117. Populating Next Right Pointers in Each Node II

Given a binary tree

struct Node {
  int val;
  Node *left;
  Node *right;
  Node *next;
}

Populate each next pointer to point to its next right node. If there is no next right node, the next pointer should be set to NULL.

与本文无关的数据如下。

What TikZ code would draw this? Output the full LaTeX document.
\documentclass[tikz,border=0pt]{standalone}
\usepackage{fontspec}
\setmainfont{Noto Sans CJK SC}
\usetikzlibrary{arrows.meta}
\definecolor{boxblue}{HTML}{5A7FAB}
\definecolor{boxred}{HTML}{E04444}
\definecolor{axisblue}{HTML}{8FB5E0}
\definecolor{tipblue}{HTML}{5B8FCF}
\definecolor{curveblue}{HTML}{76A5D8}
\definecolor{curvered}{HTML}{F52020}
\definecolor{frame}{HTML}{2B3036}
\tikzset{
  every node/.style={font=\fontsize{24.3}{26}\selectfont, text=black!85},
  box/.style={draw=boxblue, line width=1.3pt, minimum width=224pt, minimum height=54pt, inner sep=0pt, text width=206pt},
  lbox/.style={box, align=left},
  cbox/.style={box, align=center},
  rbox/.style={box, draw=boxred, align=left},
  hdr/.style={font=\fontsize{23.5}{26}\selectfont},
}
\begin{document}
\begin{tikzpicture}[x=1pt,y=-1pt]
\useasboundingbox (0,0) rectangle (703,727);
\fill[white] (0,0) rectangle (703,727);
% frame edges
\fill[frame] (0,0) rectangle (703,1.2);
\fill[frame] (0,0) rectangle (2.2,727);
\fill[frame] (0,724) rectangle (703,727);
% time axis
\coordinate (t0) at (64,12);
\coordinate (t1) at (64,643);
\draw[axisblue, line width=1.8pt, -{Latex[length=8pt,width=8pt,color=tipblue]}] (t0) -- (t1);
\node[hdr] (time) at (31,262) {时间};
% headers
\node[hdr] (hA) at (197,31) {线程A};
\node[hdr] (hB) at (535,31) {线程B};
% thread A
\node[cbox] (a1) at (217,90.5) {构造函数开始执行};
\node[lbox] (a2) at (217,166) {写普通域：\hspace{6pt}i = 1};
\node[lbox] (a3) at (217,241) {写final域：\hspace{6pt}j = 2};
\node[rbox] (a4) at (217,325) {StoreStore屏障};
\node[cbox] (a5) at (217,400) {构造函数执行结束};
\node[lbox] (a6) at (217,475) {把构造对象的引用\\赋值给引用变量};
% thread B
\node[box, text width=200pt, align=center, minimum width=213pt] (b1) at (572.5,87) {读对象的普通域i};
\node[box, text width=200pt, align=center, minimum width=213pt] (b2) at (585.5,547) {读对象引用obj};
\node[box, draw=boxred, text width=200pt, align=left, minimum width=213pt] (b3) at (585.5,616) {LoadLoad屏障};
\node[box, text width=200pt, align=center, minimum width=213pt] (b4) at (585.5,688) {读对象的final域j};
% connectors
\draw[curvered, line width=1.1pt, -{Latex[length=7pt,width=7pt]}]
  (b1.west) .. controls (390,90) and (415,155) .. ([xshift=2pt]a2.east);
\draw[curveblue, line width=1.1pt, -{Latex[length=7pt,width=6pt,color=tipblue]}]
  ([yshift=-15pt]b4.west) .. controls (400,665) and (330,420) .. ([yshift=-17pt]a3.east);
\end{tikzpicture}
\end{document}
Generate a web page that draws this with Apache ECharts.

Initially, all next pointers are set to NULL.

Follow up:

• You may only use constant extra space.
• Recursive approach is fine, you may assume implicit stack space does not count as extra space for this problem.

Example 1:

Input: root = [1,2,3,4,5,null,7]
Output: [1,#,2,3,#,4,5,7,#]
Explanation: Given the above binary tree (Figure A), your function should populate each next pointer to point to its next right node, just like in Figure B. The serialized output is in level order as connected by the next pointers, with '#' signifying the end of each level.

Constraints:

• The number of nodes in the given tree is less than 6000.
• -100 <= node.val <= 100

---

本题在LeetCode Populating Next Right Pointers in Each Node的基础上，扩展了二叉树的形式，并不要求二叉树一定是满二叉树（题中的完全二叉树），而是一个一般的二叉树。 这个时候就会遇到一些问题，比如下面的二叉树。

         1
       /  \
      2    3
     / \    \
    4   5    7
   /          \
  8            9

如果还按原来的先左孩子后右孩子的DFS，则第一次深度遍历完之后是这样的：

         1
       /  \
      2 -> 3
     / \    \
    4 ->5    7
   /          \
  8            9

此时要找8的next时就比较麻烦，因为在上一层到5时断了，没有5->7，所以找不到9号节点。所以需要修改为先对右孩子遍历，再对左孩子遍历，这样父亲一层的next就都完备了。 另外代码中还统一了child是左孩子和右孩子的代码，都是在父亲一层不断找next，直到找到合法next或者NULL。不过针对右孩子时，需要注意，为了不让其next指向左兄弟，增加了tmp != parent的约束。 完整代码如下：

class Solution {
public:
    void dfs(TreeLinkNode* child, TreeLinkNode* parent)
    {
        if (child == NULL)
            return;
        if (parent) {
            TreeLinkNode* tmp = parent;
            while (tmp) {
                if (tmp != parent && tmp->left && child != tmp->left) {
                    child->next = tmp->left;
                    break;
                }
                if (tmp->right && child != tmp->right) {
                    child->next = tmp->right;
                    break;
                }
                tmp = tmp->next;
            }
        }
        dfs(child->right, child);
        dfs(child->left, child);
    }
    void connect(TreeLinkNode* root) { dfs(root, NULL); }
};

本代码提交AC，用时32MS。

二刷。简单易懂但是比较啰嗦的代码：

class Solution {
public:
	void point2right(Node* par, Node* cur) {
		if (cur == NULL)return;

		if (par != NULL) {
			if (cur == par->left) {
				if (par->right != NULL) {
					cur->next = par->right;
				}
				else {
					Node* tmp = par->next;
					while (tmp != NULL) {
						if (tmp->left != NULL) {
							cur->next = tmp->left;
							break;
						}
						else if (tmp->right != NULL) {
							cur->next = tmp->right;
							break;
						}
						tmp = tmp->next;
					}
				}
			}
			else {
				// 和上面一段是一样的
				Node* tmp = par->next;
				while (tmp != NULL) {
					if (tmp->left != NULL) {
						cur->next = tmp->left;
						break;
					}
					else if (tmp->right != NULL) {
						cur->next = tmp->right;
						break;
					}
					tmp = tmp->next;
				}
			}
		}
		point2right(cur, cur->right);
		point2right(cur, cur->left);
	}
	Node* connect(Node* root) {
		if (root == NULL || (root->left == NULL && root->right == NULL))return root;
		point2right(NULL, root);
		return root;
	}
};

这一题的关键是要先递归右子树，再递归左子树。本代码提交AC，用时16MS。